The paper tackles the problem of entity segmentation in images without predefined class labels by introducing E-SAM, a training-free framework that addresses over-segmentation and under-segmentation issues in existing methods, achieving state-of-the-art performance with a +30.1 improvement on benchmark metrics.
Entity Segmentation (ES) aims at identifying and segmenting distinct entities within an image without the need for predefined class labels. This characteristic makes ES well-suited to open-world applications with adaptation to diverse and dynamically changing environments, where new and previously unseen entities may appear frequently. Existing ES methods either require large annotated datasets or high training costs, limiting their scalability and adaptability.
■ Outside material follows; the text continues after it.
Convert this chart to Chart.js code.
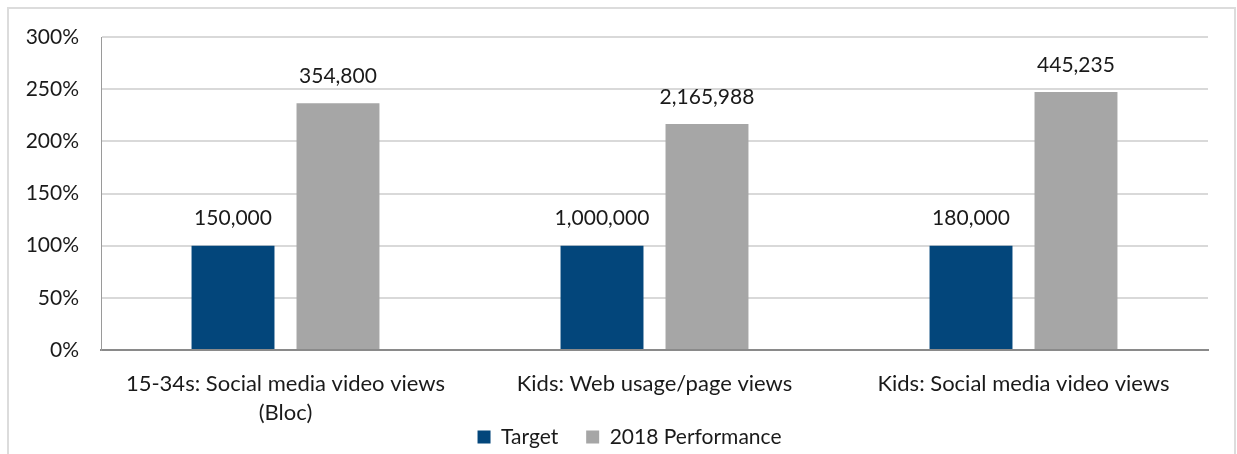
<!DOCTYPE html>
<html>
<head>
  <title>Targets vs 2018 performance</title>
  <script src="https://cdn.jsdelivr.net/npm/chart.js"></script>
  <style>
    html, body { margin: 0; padding: 0; overflow: hidden; background: #fff; }
    #frame {
      position: absolute; left: 7px; top: 7px; width: 1229px; height: 500px;
      border: 2px solid #dcdcdc; box-sizing: border-box;
    }
    #wrap { position: absolute; left: 0; top: 0; width: 1237px; height: 489px; }
  </style>
</head>
<body>
  <div id="frame"></div>
  <div id="wrap">
    <canvas id="myChart" width="1237" height="489"></canvas>
  </div>

  <script>
    const categories = [
      ['15-34s: Social media video views', '(Bloc)'],
      ['Kids: Web usage/page views'],
      ['Kids: Social media video views']
    ];
    const seriesNames = ['Target', '2018 Performance'];
    // percent of target
    const targetPct = [100, 100, 100];
    const performancePct = [236.5, 216.6, 247.4];
    // labels shown above the bars
    const targetCounts = ['150,000', '1,000,000', '180,000'];
    const performanceCounts = ['354,800', '2,165,988', '445,235'];
    const yMax = 300;
    const yStep = 50;

    const FONT = 'Lato, "Open Sans", sans-serif';
    const TEXT = '#1a1a1a';

    // draws the counts above each bar
    const barLabels = {
      id: 'barLabels',
      afterDatasetsDraw(chart) {
        const ctx = chart.ctx;
        const counts = [targetCounts, performanceCounts];
        ctx.save();
        ctx.font = '21px ' + FONT;
        ctx.fillStyle = TEXT;
        ctx.textAlign = 'center';
        ctx.textBaseline = 'middle';
        chart.data.datasets.forEach((ds, i) => {
          chart.getDatasetMeta(i).data.forEach((bar, j) => {
            ctx.fillText(counts[i][j], bar.x, bar.y - 27);
          });
        });
        ctx.restore();
      }
    };

    // pull the legend up under the axis labels and centre it like the original
    const legendPlace = {
      id: 'legendPlace',
      afterLayout(chart) {
        const lg = chart.legend;
        lg.top -= 31.5; lg.bottom -= 31.5;
        lg.left += 25.5; lg.right += 25.5;
      }
    };

    const ctx = document.getElementById('myChart').getContext('2d');
    const myChart = new Chart(ctx, {
      type: 'bar',
      data: {
        labels: categories,
        datasets: [
          {
            label: seriesNames[0],
            data: targetPct,
            backgroundColor: '#03467b',
            categoryPercentage: 0.569,
            barPercentage: 0.79
          }, {
            label: seriesNames[1],
            data: performancePct,
            backgroundColor: '#a6a6a6',
            categoryPercentage: 0.569,
            barPercentage: 0.79
          }
        ]
      },
      options: {
        responsive: false,
        animation: false,
        layout: { padding: { left: 0, right: 29, top: 37, bottom: 0 } },
        plugins: {
          tooltip: { enabled: false },
          legend: {
            position: 'bottom',
            labels: {
              boxWidth: 13,
              boxHeight: 13,
              padding: 28,
              color: TEXT,
              font: { family: FONT, size: 21 }
            }
          }
        },
        scales: {
          x: {
            grid: { display: false, drawTicks: false },
            border: { display: true, color: '#8a8a8a', width: 2 },
            ticks: {
              color: TEXT,
              padding: 19,
              maxRotation: 0,
              autoSkip: false,
              font: { family: FONT, size: 22, lineHeight: 1.32 }
            },
            afterFit(scale) { scale.height = 80; }
          },
          y: {
            min: 0,
            max: yMax,
            grid: { color: '#d9d9d9', lineWidth: 2, drawTicks: false },
            border: { display: true, color: '#9a9a9a', width: 1 },
            ticks: {
              stepSize: yStep,
              color: TEXT,
              padding: 22,
              font: { family: FONT, size: 21 },
              callback: (v) => v + '%'
            },
            afterFit(scale) { scale.width = 101; }
          }
        }
      },
      plugins: [barLabels, legendPlace]
    });
  </script>
</body>
</html>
Recently, the Segment Anything Model (SAM), especially in its Automatic Mask Generation (AMG) mode, has shown potential for holistic image segmentation. However, it struggles with over-segmentation and under-segmentation, making it less effective for ES. In this paper, we introduce E-SAM, a novel training-free framework that exhibits exceptional ES capability. Specifically, we first propose Multi-level Mask Generation (MMG) that hierarchically processes SAM's AMG outputs to generate reliable object-level masks while preserving fine details at other levels. Entity-level Mask Refinement (EMR) then refines these object-level masks into accurate entity-level masks. That is, it separates overlapping masks to address the redundancy issues inherent in SAM's outputs and merges similar masks by evaluating entity-level consistency. Lastly, Under-Segmentation Refinement (USR) addresses under-segmentation by generating additional high-confidence masks fused with EMR outputs to produce the final ES map. These three modules are seamlessly optimized to achieve the best ES without additional training overhead. Extensive experiments demonstrate that E-SAM achieves state-of-the-art performance compared to prior ES methods, demonstrating a significant improvement by +30.1 on benchmark metrics.